## Data supplied:
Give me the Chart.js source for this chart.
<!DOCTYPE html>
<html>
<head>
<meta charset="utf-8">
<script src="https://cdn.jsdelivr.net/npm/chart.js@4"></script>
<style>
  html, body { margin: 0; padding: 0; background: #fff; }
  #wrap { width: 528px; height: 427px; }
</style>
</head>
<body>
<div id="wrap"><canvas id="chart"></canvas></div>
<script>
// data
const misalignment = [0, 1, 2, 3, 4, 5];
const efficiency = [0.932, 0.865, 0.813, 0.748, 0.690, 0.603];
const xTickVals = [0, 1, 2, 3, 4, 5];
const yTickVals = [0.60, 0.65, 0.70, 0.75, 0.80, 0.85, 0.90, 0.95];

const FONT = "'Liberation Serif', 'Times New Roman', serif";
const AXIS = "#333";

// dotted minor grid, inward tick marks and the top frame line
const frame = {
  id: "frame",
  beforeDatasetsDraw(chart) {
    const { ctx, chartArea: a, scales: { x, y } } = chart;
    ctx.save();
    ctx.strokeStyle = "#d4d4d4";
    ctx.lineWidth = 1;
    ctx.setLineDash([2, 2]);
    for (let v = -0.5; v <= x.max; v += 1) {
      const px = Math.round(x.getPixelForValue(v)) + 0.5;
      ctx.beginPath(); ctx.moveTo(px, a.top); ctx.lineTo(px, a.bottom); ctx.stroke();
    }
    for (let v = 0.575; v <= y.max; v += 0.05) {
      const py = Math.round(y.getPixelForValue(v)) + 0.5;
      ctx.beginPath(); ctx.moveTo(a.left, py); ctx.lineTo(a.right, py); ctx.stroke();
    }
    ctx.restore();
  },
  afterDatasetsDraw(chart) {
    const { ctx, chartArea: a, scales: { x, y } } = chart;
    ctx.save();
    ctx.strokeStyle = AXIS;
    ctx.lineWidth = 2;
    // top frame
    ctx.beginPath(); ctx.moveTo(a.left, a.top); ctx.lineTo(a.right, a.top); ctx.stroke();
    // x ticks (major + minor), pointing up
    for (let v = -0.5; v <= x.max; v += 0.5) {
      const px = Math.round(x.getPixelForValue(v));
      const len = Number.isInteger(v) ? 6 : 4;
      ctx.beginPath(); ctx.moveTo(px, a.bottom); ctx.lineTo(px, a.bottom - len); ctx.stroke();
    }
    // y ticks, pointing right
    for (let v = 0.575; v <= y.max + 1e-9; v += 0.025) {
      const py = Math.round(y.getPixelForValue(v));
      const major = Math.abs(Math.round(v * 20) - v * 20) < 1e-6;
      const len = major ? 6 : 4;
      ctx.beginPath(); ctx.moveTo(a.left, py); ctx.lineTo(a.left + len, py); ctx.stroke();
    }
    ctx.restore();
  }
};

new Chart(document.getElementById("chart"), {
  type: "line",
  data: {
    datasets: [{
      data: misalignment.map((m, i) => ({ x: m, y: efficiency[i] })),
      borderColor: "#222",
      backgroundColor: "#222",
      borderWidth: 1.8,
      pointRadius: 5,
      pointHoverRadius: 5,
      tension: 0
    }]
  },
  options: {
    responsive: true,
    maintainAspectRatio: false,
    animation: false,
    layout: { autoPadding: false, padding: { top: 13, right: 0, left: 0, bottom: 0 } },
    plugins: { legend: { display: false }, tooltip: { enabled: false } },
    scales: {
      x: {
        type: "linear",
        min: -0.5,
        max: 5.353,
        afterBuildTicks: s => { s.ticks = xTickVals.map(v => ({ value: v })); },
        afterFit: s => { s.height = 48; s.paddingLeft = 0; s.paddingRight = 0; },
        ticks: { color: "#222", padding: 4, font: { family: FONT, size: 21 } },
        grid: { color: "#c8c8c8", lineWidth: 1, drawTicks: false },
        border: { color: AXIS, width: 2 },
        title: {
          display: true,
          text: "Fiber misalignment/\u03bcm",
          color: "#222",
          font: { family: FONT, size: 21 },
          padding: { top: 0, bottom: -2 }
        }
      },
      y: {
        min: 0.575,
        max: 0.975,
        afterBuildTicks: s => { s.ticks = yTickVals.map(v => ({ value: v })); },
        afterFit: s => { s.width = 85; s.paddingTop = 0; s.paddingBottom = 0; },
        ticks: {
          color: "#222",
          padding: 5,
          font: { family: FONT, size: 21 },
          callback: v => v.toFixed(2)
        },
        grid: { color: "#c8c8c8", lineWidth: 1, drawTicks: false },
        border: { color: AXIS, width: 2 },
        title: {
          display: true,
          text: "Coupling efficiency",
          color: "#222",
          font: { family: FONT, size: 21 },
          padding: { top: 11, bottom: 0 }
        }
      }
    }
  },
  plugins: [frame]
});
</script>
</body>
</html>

--

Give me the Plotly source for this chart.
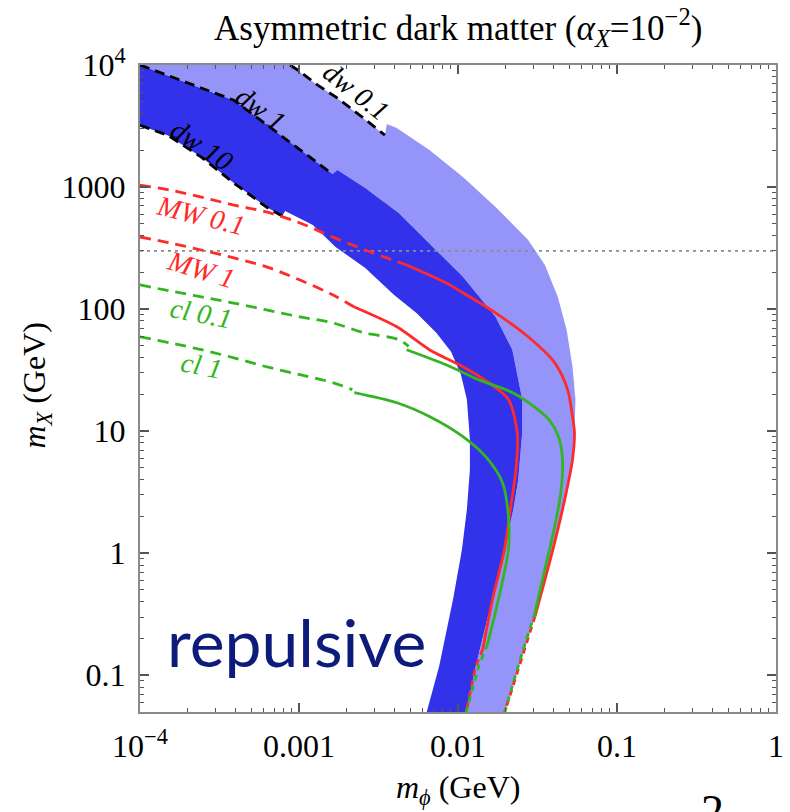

--

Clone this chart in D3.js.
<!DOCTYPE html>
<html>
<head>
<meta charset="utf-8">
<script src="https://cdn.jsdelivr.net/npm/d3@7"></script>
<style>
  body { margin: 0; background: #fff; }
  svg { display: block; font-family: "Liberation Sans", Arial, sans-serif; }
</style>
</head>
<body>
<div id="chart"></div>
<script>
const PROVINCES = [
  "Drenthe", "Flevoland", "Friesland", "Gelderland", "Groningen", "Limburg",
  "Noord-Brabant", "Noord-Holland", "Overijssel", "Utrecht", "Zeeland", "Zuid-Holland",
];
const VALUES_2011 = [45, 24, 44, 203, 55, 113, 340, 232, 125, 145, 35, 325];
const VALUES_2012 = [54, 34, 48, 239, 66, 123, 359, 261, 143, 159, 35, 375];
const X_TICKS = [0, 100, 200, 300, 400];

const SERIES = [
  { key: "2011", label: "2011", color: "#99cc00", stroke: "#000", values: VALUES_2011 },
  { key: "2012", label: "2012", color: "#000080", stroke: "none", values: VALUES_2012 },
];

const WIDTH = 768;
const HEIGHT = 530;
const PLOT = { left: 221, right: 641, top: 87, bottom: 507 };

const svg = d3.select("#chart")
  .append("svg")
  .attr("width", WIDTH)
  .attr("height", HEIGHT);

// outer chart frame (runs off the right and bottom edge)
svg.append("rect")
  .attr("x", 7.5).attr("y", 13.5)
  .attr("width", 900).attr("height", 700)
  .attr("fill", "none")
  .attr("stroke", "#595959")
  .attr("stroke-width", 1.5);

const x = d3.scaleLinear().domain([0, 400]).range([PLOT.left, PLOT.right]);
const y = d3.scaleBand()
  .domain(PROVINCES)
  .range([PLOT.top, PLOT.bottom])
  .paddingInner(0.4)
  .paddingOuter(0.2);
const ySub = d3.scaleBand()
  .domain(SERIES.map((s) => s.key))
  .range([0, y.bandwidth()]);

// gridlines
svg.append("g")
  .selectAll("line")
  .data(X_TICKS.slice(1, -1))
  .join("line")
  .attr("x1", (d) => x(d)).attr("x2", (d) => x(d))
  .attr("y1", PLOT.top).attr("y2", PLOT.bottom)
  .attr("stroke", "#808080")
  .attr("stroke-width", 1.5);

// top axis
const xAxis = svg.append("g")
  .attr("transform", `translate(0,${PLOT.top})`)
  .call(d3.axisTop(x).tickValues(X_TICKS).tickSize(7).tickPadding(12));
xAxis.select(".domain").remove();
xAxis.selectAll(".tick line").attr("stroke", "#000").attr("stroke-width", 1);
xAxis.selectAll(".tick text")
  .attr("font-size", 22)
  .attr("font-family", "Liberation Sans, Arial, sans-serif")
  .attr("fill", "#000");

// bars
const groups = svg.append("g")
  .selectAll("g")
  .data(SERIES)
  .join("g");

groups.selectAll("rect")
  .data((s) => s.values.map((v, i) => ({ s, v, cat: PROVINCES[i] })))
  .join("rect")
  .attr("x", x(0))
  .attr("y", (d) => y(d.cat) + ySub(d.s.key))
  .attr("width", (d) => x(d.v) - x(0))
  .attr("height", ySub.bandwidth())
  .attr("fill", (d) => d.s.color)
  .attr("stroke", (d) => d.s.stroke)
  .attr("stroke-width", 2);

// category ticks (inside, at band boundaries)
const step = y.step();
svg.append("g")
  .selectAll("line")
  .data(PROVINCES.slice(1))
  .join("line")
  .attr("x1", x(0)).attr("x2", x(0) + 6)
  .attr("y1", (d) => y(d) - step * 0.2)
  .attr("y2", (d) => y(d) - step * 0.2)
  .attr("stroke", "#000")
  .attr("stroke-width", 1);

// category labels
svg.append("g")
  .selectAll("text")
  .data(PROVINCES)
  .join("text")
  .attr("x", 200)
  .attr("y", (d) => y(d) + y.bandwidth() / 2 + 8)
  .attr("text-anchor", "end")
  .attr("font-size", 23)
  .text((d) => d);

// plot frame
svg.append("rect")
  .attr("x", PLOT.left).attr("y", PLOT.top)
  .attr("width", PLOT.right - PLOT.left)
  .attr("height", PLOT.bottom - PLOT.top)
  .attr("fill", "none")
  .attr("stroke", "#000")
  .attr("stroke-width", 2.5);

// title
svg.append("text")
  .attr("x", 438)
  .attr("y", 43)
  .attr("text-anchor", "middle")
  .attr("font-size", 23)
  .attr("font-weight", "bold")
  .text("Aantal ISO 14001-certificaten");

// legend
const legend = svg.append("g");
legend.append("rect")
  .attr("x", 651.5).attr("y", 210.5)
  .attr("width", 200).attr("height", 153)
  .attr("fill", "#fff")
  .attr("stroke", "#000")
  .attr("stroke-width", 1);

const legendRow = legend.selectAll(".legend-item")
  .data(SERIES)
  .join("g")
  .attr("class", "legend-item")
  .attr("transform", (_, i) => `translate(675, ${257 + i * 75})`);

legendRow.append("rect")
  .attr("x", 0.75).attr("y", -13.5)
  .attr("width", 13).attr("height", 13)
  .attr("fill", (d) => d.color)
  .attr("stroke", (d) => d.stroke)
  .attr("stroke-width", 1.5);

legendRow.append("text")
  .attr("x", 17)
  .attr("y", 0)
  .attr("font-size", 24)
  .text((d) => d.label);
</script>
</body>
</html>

## Short exercise:
For the entries above, state how many lines contain the word "source". Provide the number by itself.

## Answer for the task:
2